# [Exercise instructions]
Copy the material that follows word for word and omit its pictures.

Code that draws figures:

* * * * *

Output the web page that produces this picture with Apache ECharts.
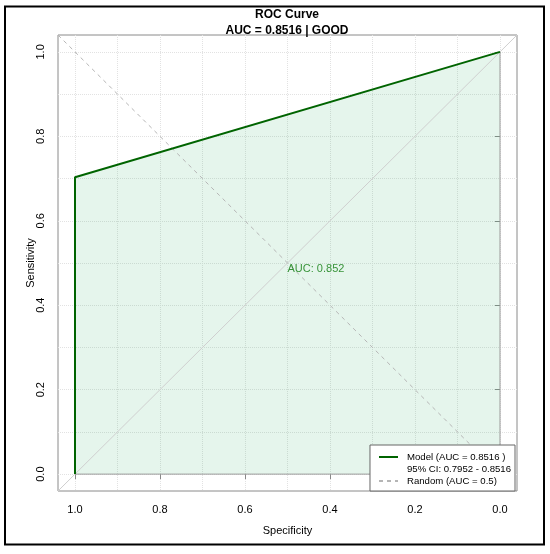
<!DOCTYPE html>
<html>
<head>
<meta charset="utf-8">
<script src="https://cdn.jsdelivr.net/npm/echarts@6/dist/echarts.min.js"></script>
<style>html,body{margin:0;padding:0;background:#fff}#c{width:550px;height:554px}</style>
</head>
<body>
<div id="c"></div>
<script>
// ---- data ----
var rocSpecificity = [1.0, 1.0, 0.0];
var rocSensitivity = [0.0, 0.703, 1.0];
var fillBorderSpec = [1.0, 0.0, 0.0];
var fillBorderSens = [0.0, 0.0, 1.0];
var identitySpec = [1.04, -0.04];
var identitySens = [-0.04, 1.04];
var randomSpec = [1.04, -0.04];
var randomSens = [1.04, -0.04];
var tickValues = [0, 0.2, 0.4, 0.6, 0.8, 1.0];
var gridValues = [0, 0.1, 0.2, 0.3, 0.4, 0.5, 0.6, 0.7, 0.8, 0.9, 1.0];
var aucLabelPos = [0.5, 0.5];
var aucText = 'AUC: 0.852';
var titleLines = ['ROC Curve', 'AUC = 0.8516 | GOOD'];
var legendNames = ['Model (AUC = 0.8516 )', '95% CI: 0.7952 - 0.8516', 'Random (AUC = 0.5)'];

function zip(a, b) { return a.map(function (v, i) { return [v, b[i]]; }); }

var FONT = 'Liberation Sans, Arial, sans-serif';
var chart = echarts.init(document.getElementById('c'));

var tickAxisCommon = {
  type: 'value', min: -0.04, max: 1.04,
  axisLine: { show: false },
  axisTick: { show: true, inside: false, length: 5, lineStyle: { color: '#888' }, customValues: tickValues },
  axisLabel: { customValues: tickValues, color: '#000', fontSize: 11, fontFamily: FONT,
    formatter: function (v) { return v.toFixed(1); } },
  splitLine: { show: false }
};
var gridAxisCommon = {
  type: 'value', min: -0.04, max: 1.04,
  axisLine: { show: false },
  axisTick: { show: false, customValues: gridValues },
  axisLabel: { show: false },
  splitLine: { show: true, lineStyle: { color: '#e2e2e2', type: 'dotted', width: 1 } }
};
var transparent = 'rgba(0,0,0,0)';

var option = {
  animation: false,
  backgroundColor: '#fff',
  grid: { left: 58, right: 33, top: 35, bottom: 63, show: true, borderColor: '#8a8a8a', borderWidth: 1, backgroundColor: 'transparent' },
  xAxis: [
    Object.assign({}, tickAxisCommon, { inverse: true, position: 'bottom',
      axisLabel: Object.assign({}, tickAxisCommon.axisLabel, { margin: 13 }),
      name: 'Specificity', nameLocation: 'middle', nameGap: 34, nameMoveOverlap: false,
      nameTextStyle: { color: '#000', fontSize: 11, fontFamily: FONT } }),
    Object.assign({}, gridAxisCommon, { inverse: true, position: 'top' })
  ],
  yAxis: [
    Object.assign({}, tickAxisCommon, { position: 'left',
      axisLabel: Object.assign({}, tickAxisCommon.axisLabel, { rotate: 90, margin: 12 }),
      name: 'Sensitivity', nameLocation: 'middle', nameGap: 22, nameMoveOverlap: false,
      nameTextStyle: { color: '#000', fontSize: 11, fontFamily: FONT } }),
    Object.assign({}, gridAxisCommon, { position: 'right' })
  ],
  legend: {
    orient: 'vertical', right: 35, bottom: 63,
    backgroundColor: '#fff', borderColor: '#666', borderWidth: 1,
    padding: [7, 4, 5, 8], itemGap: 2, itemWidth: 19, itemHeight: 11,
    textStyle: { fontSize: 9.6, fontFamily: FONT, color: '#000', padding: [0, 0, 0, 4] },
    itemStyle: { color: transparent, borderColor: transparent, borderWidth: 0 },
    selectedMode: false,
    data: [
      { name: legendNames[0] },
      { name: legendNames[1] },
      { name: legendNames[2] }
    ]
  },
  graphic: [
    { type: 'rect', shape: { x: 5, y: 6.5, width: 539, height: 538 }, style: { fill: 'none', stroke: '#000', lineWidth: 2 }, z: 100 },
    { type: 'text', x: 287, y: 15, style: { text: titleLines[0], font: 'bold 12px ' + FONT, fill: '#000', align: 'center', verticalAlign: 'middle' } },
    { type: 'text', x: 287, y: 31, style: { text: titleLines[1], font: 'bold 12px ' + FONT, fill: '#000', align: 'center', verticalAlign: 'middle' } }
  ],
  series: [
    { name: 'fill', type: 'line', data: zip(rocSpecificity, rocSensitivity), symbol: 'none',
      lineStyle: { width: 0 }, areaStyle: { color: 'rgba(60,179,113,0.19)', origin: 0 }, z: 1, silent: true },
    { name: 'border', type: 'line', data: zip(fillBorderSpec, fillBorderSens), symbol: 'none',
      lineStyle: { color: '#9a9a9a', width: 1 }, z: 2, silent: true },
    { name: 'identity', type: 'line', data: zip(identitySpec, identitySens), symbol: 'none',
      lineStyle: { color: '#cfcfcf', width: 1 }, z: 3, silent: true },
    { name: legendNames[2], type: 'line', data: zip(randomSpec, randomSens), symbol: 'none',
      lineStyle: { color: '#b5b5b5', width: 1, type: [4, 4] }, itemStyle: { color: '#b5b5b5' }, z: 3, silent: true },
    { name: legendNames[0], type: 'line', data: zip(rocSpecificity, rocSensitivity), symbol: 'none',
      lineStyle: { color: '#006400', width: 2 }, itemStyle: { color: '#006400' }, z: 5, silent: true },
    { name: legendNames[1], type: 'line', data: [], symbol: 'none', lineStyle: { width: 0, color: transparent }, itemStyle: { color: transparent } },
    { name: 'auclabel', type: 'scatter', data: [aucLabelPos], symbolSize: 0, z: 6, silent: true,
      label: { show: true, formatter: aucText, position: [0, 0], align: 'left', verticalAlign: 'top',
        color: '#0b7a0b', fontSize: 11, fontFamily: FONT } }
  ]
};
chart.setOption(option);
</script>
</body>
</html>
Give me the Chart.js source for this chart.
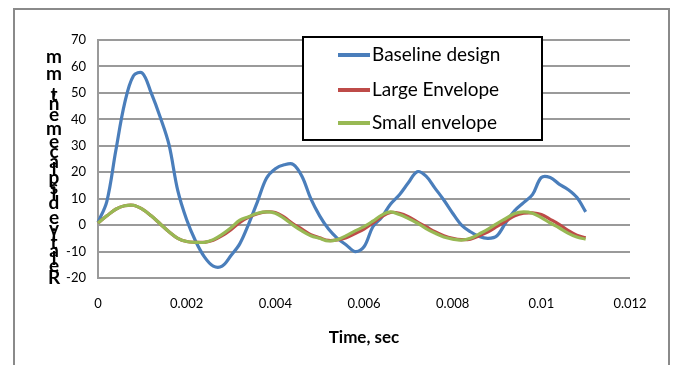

* * * * *

# [Finished answer]
Output the web page that produces this picture with Apache ECharts.
<!DOCTYPE html>
<html>
<head>
<meta charset="utf-8">
<script src="https://cdn.jsdelivr.net/npm/echarts@6/dist/echarts.min.js"></script>
<style>html,body{margin:0;padding:0;background:#fff}#c{width:550px;height:554px}</style>
</head>
<body>
<div id="c"></div>
<script>
// ---- data ----
var rocSpecificity = [1.0, 1.0, 0.0];
var rocSensitivity = [0.0, 0.703, 1.0];
var fillBorderSpec = [1.0, 0.0, 0.0];
var fillBorderSens = [0.0, 0.0, 1.0];
var identitySpec = [1.04, -0.04];
var identitySens = [-0.04, 1.04];
var randomSpec = [1.04, -0.04];
var randomSens = [1.04, -0.04];
var tickValues = [0, 0.2, 0.4, 0.6, 0.8, 1.0];
var gridValues = [0, 0.1, 0.2, 0.3, 0.4, 0.5, 0.6, 0.7, 0.8, 0.9, 1.0];
var aucLabelPos = [0.5, 0.5];
var aucText = 'AUC: 0.852';
var titleLines = ['ROC Curve', 'AUC = 0.8516 | GOOD'];
var legendNames = ['Model (AUC = 0.8516 )', '95% CI: 0.7952 - 0.8516', 'Random (AUC = 0.5)'];

function zip(a, b) { return a.map(function (v, i) { return [v, b[i]]; }); }

var FONT = 'Liberation Sans, Arial, sans-serif';
var chart = echarts.init(document.getElementById('c'));

var tickAxisCommon = {
  type: 'value', min: -0.04, max: 1.04,
  axisLine: { show: false },
  axisTick: { show: true, inside: false, length: 5, lineStyle: { color: '#888' }, customValues: tickValues },
  axisLabel: { customValues: tickValues, color: '#000', fontSize: 11, fontFamily: FONT,
    formatter: function (v) { return v.toFixed(1); } },
  splitLine: { show: false }
};
var gridAxisCommon = {
  type: 'value', min: -0.04, max: 1.04,
  axisLine: { show: false },
  axisTick: { show: false, customValues: gridValues },
  axisLabel: { show: false },
  splitLine: { show: true, lineStyle: { color: '#e2e2e2', type: 'dotted', width: 1 } }
};
var transparent = 'rgba(0,0,0,0)';

var option = {
  animation: false,
  backgroundColor: '#fff',
  grid: { left: 58, right: 33, top: 35, bottom: 63, show: true, borderColor: '#8a8a8a', borderWidth: 1, backgroundColor: 'transparent' },
  xAxis: [
    Object.assign({}, tickAxisCommon, { inverse: true, position: 'bottom',
      axisLabel: Object.assign({}, tickAxisCommon.axisLabel, { margin: 13 }),
      name: 'Specificity', nameLocation: 'middle', nameGap: 34, nameMoveOverlap: false,
      nameTextStyle: { color: '#000', fontSize: 11, fontFamily: FONT } }),
    Object.assign({}, gridAxisCommon, { inverse: true, position: 'top' })
  ],
  yAxis: [
    Object.assign({}, tickAxisCommon, { position: 'left',
      axisLabel: Object.assign({}, tickAxisCommon.axisLabel, { rotate: 90, margin: 12 }),
      name: 'Sensitivity', nameLocation: 'middle', nameGap: 22, nameMoveOverlap: false,
      nameTextStyle: { color: '#000', fontSize: 11, fontFamily: FONT } }),
    Object.assign({}, gridAxisCommon, { position: 'right' })
  ],
  legend: {
    orient: 'vertical', right: 35, bottom: 63,
    backgroundColor: '#fff', borderColor: '#666', borderWidth: 1,
    padding: [7, 4, 5, 8], itemGap: 2, itemWidth: 19, itemHeight: 11,
    textStyle: { fontSize: 9.6, fontFamily: FONT, color: '#000', padding: [0, 0, 0, 4] },
    itemStyle: { color: transparent, borderColor: transparent, borderWidth: 0 },
    selectedMode: false,
    data: [
      { name: legendNames[0] },
      { name: legendNames[1] },
      { name: legendNames[2] }
    ]
  },
  graphic: [
    { type: 'rect', shape: { x: 5, y: 6.5, width: 539, height: 538 }, style: { fill: 'none', stroke: '#000', lineWidth: 2 }, z: 100 },
    { type: 'text', x: 287, y: 15, style: { text: titleLines[0], font: 'bold 12px ' + FONT, fill: '#000', align: 'center', verticalAlign: 'middle' } },
    { type: 'text', x: 287, y: 31, style: { text: titleLines[1], font: 'bold 12px ' + FONT, fill: '#000', align: 'center', verticalAlign: 'middle' } }
  ],
  series: [
    { name: 'fill', type: 'line', data: zip(rocSpecificity, rocSensitivity), symbol: 'none',
      lineStyle: { width: 0 }, areaStyle: { color: 'rgba(60,179,113,0.19)', origin: 0 }, z: 1, silent: true },
    { name: 'border', type: 'line', data: zip(fillBorderSpec, fillBorderSens), symbol: 'none',
      lineStyle: { color: '#9a9a9a', width: 1 }, z: 2, silent: true },
    { name: 'identity', type: 'line', data: zip(identitySpec, identitySens), symbol: 'none',
      lineStyle: { color: '#cfcfcf', width: 1 }, z: 3, silent: true },
    { name: legendNames[2], type: 'line', data: zip(randomSpec, randomSens), symbol: 'none',
      lineStyle: { color: '#b5b5b5', width: 1, type: [4, 4] }, itemStyle: { color: '#b5b5b5' }, z: 3, silent: true },
    { name: legendNames[0], type: 'line', data: zip(rocSpecificity, rocSensitivity), symbol: 'none',
      lineStyle: { color: '#006400', width: 2 }, itemStyle: { color: '#006400' }, z: 5, silent: true },
    { name: legendNames[1], type: 'line', data: [], symbol: 'none', lineStyle: { width: 0, color: transparent }, itemStyle: { color: transparent } },
    { name: 'auclabel', type: 'scatter', data: [aucLabelPos], symbolSize: 0, z: 6, silent: true,
      label: { show: true, formatter: aucText, position: [0, 0], align: 'left', verticalAlign: 'top',
        color: '#0b7a0b', fontSize: 11, fontFamily: FONT } }
  ]
};
chart.setOption(option);
</script>
</body>
</html>
Give me the Chart.js source for this chart.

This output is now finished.